»»

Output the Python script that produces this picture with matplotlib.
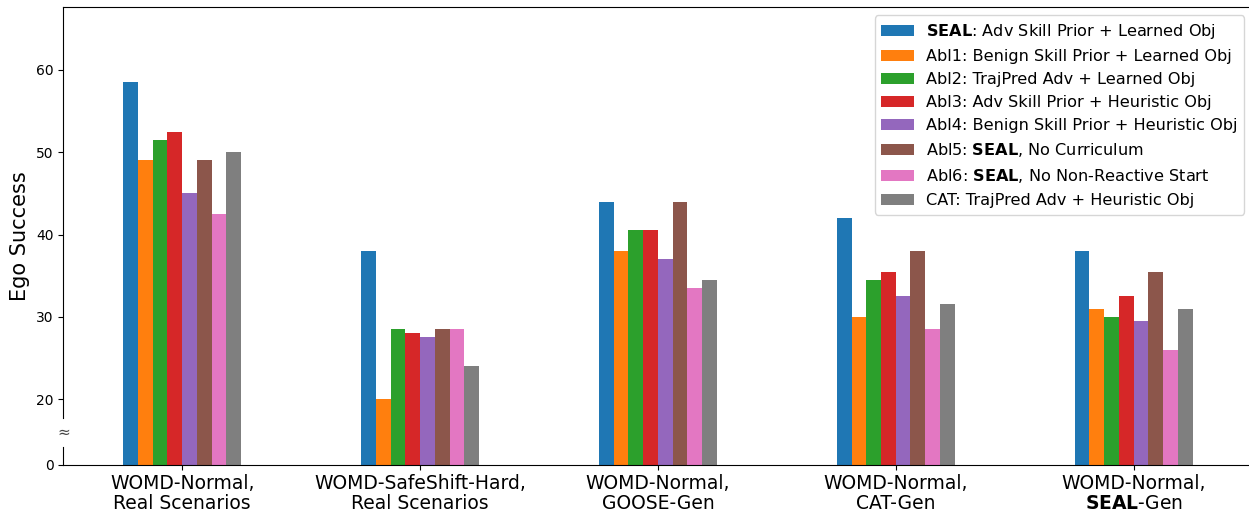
import numpy as np
import matplotlib
matplotlib.use('Agg')
import matplotlib.pyplot as plt

groups = ['WOMD-Normal,\nReal Scenarios',
          'WOMD-SafeShift-Hard,\nReal Scenarios',
          'WOMD-Normal,\nGOOSE-Gen',
          'WOMD-Normal,\nCAT-Gen',
          'WOMD-Normal,\n$\\mathbf{SEAL}$-Gen']

methods = ['$\\mathbf{SEAL}$: Adv Skill Prior + Learned Obj',
           'Abl1: Benign Skill Prior + Learned Obj',
           'Abl2: TrajPred Adv + Learned Obj',
           'Abl3: Adv Skill Prior + Heuristic Obj',
           'Abl4: Benign Skill Prior + Heuristic Obj',
           'Abl5: $\\mathbf{SEAL}$, No Curriculum',
           'Abl6: $\\mathbf{SEAL}$, No Non-Reactive Start',
           'CAT: TrajPred Adv + Heuristic Obj']

seal = [58.5, 38, 44, 42, 38]
abl1 = [49, 20, 38, 30, 31]
abl2 = [51.5, 28.5, 40.5, 34.5, 30]
abl3 = [52.5, 28, 40.5, 35.5, 32.5]
abl4 = [45, 27.5, 37, 32.5, 29.5]
abl5 = [49, 28.5, 44, 38, 35.5]
abl6 = [42.5, 28.5, 33.5, 28.5, 26]
cat = [50, 24, 34.5, 31.5, 31]
series = [seal, abl1, abl2, abl3, abl4, abl5, abl6, cat]

# the axis is broken: 0..20 is squeezed into the strip below 20
base = 12
ytick_vals = [12, 20, 30, 40, 50, 60]
ytick_labels = ['0', '20', '30', '40', '50', '60']

fig = plt.figure(figsize=(12.49, 5.12), dpi=100)
ax = fig.add_axes([63.3/1249, 47/512, 1189.2/1249, 457.7/512])

x = np.arange(len(groups))
w = 0.062
for i, vals in enumerate(series):
    h = np.array(vals) - base
    ax.bar(x + (i - 3.5)*w, h, w, bottom=base, color='C%d' % i, label=methods[i])

ax.set_xlim(-0.5, 4.5)
ax.set_ylim(base, 67.6)
ax.set_xticks(x)
ax.set_xticklabels(groups, fontsize=13.5, linespacing=1.05)
ax.tick_params(axis='x', pad=3)
ax.set_yticks(ytick_vals)
ax.set_yticklabels(ytick_labels, fontsize=10)
ax.set_ylabel('Ego Success', fontsize=15)

ax.spines['left'].set_bounds(17.7, 67.6)
ax.plot([0, 0], [base, 14.2], color='black', lw=0.8,
        transform=ax.get_yaxis_transform(), clip_on=False)
ax.text(0, 16, '≈', transform=ax.get_yaxis_transform(), ha='center', va='center',
        fontsize=11, color='#444444')

ax.legend(loc='upper right', fontsize=11.6)

plt.savefig('out.png', dpi=100)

««

### [Aim of the task]
Within the data above, pick out all lines holding the word "matplotlib".

### [Answer for the task]
Output the Python script that produces this picture with matplotlib.
import matplotlib
matplotlib.use('Agg')
import matplotlib.pyplot as plt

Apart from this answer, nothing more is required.